# SOURCE MATERIAL
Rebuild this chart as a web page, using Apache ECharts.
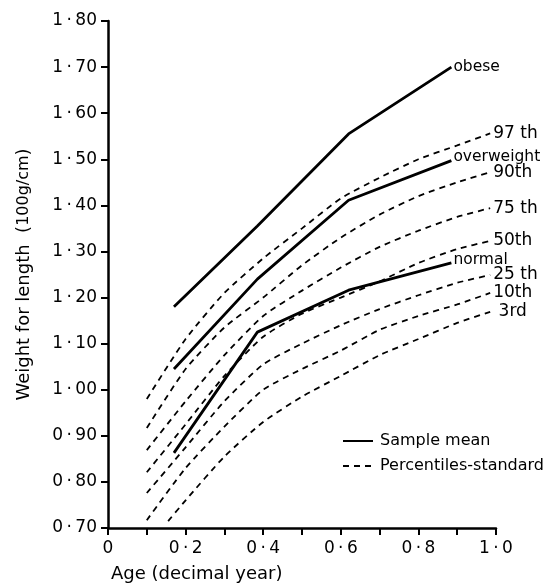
<!DOCTYPE html>
<html>
<head>
<meta charset="utf-8">
<script src="https://cdn.jsdelivr.net/npm/echarts@6/dist/echarts.min.js"></script>
<style>
  html, body { margin: 0; padding: 0; background: #fff; }
  #main { width: 545px; height: 584px; }
</style>
</head>
<body>
<div id="main"></div>
<script>
// percentile (standard) curves
var pctAges = [0.1, 0.2, 0.3, 0.4, 0.5, 0.6, 0.7, 0.8, 0.9, 0.985];
var p97 = [0.98, 1.11, 1.21, 1.285, 1.35, 1.415, 1.46, 1.50, 1.53, 1.556];
var p90 = [0.917, 1.045, 1.135, 1.20, 1.27, 1.33, 1.38, 1.42, 1.45, 1.472];
var p75 = [0.869, 0.975, 1.075, 1.16, 1.215, 1.265, 1.31, 1.345, 1.375, 1.394];
var p50 = [0.821, 0.925, 1.03, 1.115, 1.165, 1.20, 1.235, 1.275, 1.305, 1.323];
var p25 = [0.776, 0.875, 0.975, 1.055, 1.10, 1.14, 1.175, 1.205, 1.232, 1.249];
var p10 = [0.717, 0.83, 0.92, 1.00, 1.045, 1.085, 1.13, 1.16, 1.185, 1.21];
var p3Ages = [0.155, 0.2, 0.3, 0.4, 0.5, 0.6, 0.7, 0.8, 0.9, 0.985];
var p3 = [0.715, 0.76, 0.855, 0.93, 0.985, 1.03, 1.075, 1.11, 1.145, 1.169];

// sample means
var meanAges = [0.17, 0.385, 0.62, 0.885];
var obese = [1.18, 1.355, 1.555, 1.70];
var overweight = [1.045, 1.24, 1.411, 1.497];
var normal = [0.863, 1.125, 1.216, 1.275];

var FONT = 'DejaVu Sans';

function pairs(xs, ys) {
    return xs.map(function (x, i) { return [x, ys[i]]; });
}
function dot(v, d) {
    if (v === 0) return '0';
    return v.toFixed(d).replace('.', '\u2009·\u2009');
}

function meanSeries(label, ys, off) {
    return {
        name: 'Sample mean',
        type: 'line',
        data: pairs(meanAges, ys),
        symbol: 'none',
        lineStyle: { color: '#000', width: 2.8 },
        itemStyle: { color: '#000' },
        endLabel: {
            show: true, formatter: label, distance: 2, offset: [0, off],
            fontFamily: FONT, fontSize: 15.5, color: '#000'
        },
        z: 3
    };
}
function pctSeries(label, xs, ys) {
    return {
        name: 'Percentiles-standard',
        type: 'line',
        data: pairs(xs, ys),
        symbol: 'none',
        smooth: 0.2,
        lineStyle: { color: '#000', width: 1.8, type: [6, 5] },
        itemStyle: { color: '#000' },
        endLabel: {
            show: true, formatter: label, distance: 3,
            fontFamily: FONT, fontSize: 17, color: '#000'
        },
        z: 2
    };
}

var chart = echarts.init(document.getElementById('main'));
chart.setOption({
    backgroundColor: '#fff',
    animation: false,
    title: {
        text: 'Age (decimal year)',
        left: 106, top: 560,
        textStyle: { fontFamily: FONT, fontSize: 18, fontWeight: 'normal', color: '#000' }
    },
    legend: {
        data: ['Sample mean', 'Percentiles-standard'],
        orient: 'vertical',
        left: 337, top: 428,
        itemWidth: 30, itemHeight: 14, itemGap: 9,
        itemStyle: { opacity: 0 },
        textStyle: { fontFamily: FONT, fontSize: 16, color: '#000', padding: [0, 0, 0, 2] }
    },
    grid: { left: 108, top: 21, width: 388, height: 507 },
    xAxis: {
        type: 'value', min: 0, max: 1, interval: 0.1,
        axisLine: { lineStyle: { color: '#000', width: 2.5 } },
        axisTick: { length: 7, inside: false, lineStyle: { color: '#000', width: 2 } },
        axisLabel: {
            margin: 12, fontFamily: FONT, fontSize: 17, color: '#000',
            formatter: function (v) {
                var k = Math.round(v * 10);
                return k % 2 === 0 ? dot(v, 1) : '';
            }
        },
        splitLine: { show: false }
    },
    yAxis: {
        type: 'value', min: 0.7, max: 1.8, interval: 0.1,
        name: 'Weight for length  ({s|100g/cm})',
        nameLocation: 'middle', nameGap: 75,
        nameTextStyle: {
            fontFamily: FONT, fontSize: 18, color: '#000',
            rich: { s: { fontFamily: FONT, fontSize: 16, color: '#000' } }
        },
        axisLine: { lineStyle: { color: '#000', width: 2.5 } },
        axisTick: { length: 7, lineStyle: { color: '#000', width: 2 } },
        axisLabel: {
            margin: 11, fontFamily: FONT, fontSize: 17, color: '#000',
            formatter: function (v) { return dot(v, 2); }
        },
        splitLine: { show: false }
    },
    series: [
        meanSeries('obese', obese, 0),
        meanSeries('overweight', overweight, -4),
        meanSeries('normal', normal, -3),
        pctSeries('97 th', pctAges, p97),
        pctSeries('90th', pctAges, p90),
        pctSeries('75 th', pctAges, p75),
        pctSeries('50th', pctAges, p50),
        pctSeries('25 th', pctAges, p25),
        pctSeries('10th', pctAges, p10),
        pctSeries(' 3rd', p3Ages, p3)
    ]
});
</script>
</body>
</html>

# GOAL OF THE EXERCISE
Output the data exactly. Pictures don't belong in the result.

# RESULT OF THIS TASK
Rebuild this chart as a web page, using Apache ECharts.
<!DOCTYPE html>
<html>
<head>
<meta charset="utf-8">
<script src="https://cdn.jsdelivr.net/npm/echarts@6/dist/echarts.min.js"></script>
<style>
  html, body { margin: 0; padding: 0; background: #fff; }
  #main { width: 545px; height: 584px; }
</style>
</head>
<body>
<div id="main"></div>
<script>
// percentile (standard) curves
var pctAges = [0.1, 0.2, 0.3, 0.4, 0.5, 0.6, 0.7, 0.8, 0.9, 0.985];
var p97 = [0.98, 1.11, 1.21, 1.285, 1.35, 1.415, 1.46, 1.50, 1.53, 1.556];
var p90 = [0.917, 1.045, 1.135, 1.20, 1.27, 1.33, 1.38, 1.42, 1.45, 1.472];
var p75 = [0.869, 0.975, 1.075, 1.16, 1.215, 1.265, 1.31, 1.345, 1.375, 1.394];
var p50 = [0.821, 0.925, 1.03, 1.115, 1.165, 1.20, 1.235, 1.275, 1.305, 1.323];
var p25 = [0.776, 0.875, 0.975, 1.055, 1.10, 1.14, 1.175, 1.205, 1.232, 1.249];
var p10 = [0.717, 0.83, 0.92, 1.00, 1.045, 1.085, 1.13, 1.16, 1.185, 1.21];
var p3Ages = [0.155, 0.2, 0.3, 0.4, 0.5, 0.6, 0.7, 0.8, 0.9, 0.985];
var p3 = [0.715, 0.76, 0.855, 0.93, 0.985, 1.03, 1.075, 1.11, 1.145, 1.169];

// sample means
var meanAges = [0.17, 0.385, 0.62, 0.885];
var obese = [1.18, 1.355, 1.555, 1.70];
var overweight = [1.045, 1.24, 1.411, 1.497];
var normal = [0.863, 1.125, 1.216, 1.275];

var FONT = 'DejaVu Sans';

function pairs(xs, ys) {
    return xs.map(function (x, i) { return [x, ys[i]]; });
}
function dot(v, d) {
    if (v === 0) return '0';
    return v.toFixed(d).replace('.', '\u2009·\u2009');
}

function meanSeries(label, ys, off) {
    return {
        name: 'Sample mean',
        type: 'line',
        data: pairs(meanAges, ys),
        symbol: 'none',
        lineStyle: { color: '#000', width: 2.8 },
        itemStyle: { color: '#000' },
        endLabel: {
            show: true, formatter: label, distance: 2, offset: [0, off],
            fontFamily: FONT, fontSize: 15.5, color: '#000'
        },
        z: 3
    };
}
function pctSeries(label, xs, ys) {
    return {
        name: 'Percentiles-standard',
        type: 'line',
        data: pairs(xs, ys),
        symbol: 'none',
        smooth: 0.2,
        lineStyle: { color: '#000', width: 1.8, type: [6, 5] },
        itemStyle: { color: '#000' },
        endLabel: {
            show: true, formatter: label, distance: 3,
            fontFamily: FONT, fontSize: 17, color: '#000'
        },
        z: 2
    };
}

var chart = echarts.init(document.getElementById('main'));
chart.setOption({
    backgroundColor: '#fff',
    animation: false,
    title: {
        text: 'Age (decimal year)',
        left: 106, top: 560,
        textStyle: { fontFamily: FONT, fontSize: 18, fontWeight: 'normal', color: '#000' }
    },
    legend: {
        data: ['Sample mean', 'Percentiles-standard'],
        orient: 'vertical',
        left: 337, top: 428,
        itemWidth: 30, itemHeight: 14, itemGap: 9,
        itemStyle: { opacity: 0 },
        textStyle: { fontFamily: FONT, fontSize: 16, color: '#000', padding: [0, 0, 0, 2] }
    },
    grid: { left: 108, top: 21, width: 388, height: 507 },
    xAxis: {
        type: 'value', min: 0, max: 1, interval: 0.1,
        axisLine: { lineStyle: { color: '#000', width: 2.5 } },
        axisTick: { length: 7, inside: false, lineStyle: { color: '#000', width: 2 } },
        axisLabel: {
            margin: 12, fontFamily: FONT, fontSize: 17, color: '#000',
            formatter: function (v) {
                var k = Math.round(v * 10);
                return k % 2 === 0 ? dot(v, 1) : '';
            }
        },
        splitLine: { show: false }
    },
    yAxis: {
        type: 'value', min: 0.7, max: 1.8, interval: 0.1,
        name: 'Weight for length  ({s|100g/cm})',
        nameLocation: 'middle', nameGap: 75,
        nameTextStyle: {
            fontFamily: FONT, fontSize: 18, color: '#000',
            rich: { s: { fontFamily: FONT, fontSize: 16, color: '#000' } }
        },
        axisLine: { lineStyle: { color: '#000', width: 2.5 } },
        axisTick: { length: 7, lineStyle: { color: '#000', width: 2 } },
        axisLabel: {
            margin: 11, fontFamily: FONT, fontSize: 17, color: '#000',
            formatter: function (v) { return dot(v, 2); }
        },
        splitLine: { show: false }
    },
    series: [
        meanSeries('obese', obese, 0),
        meanSeries('overweight', overweight, -4),
        meanSeries('normal', normal, -3),
        pctSeries('97 th', pctAges, p97),
        pctSeries('90th', pctAges, p90),
        pctSeries('75 th', pctAges, p75),
        pctSeries('50th', pctAges, p50),
        pctSeries('25 th', pctAges, p25),
        pctSeries('10th', pctAges, p10),
        pctSeries(' 3rd', p3Ages, p3)
    ]
});
</script>
</body>
</html>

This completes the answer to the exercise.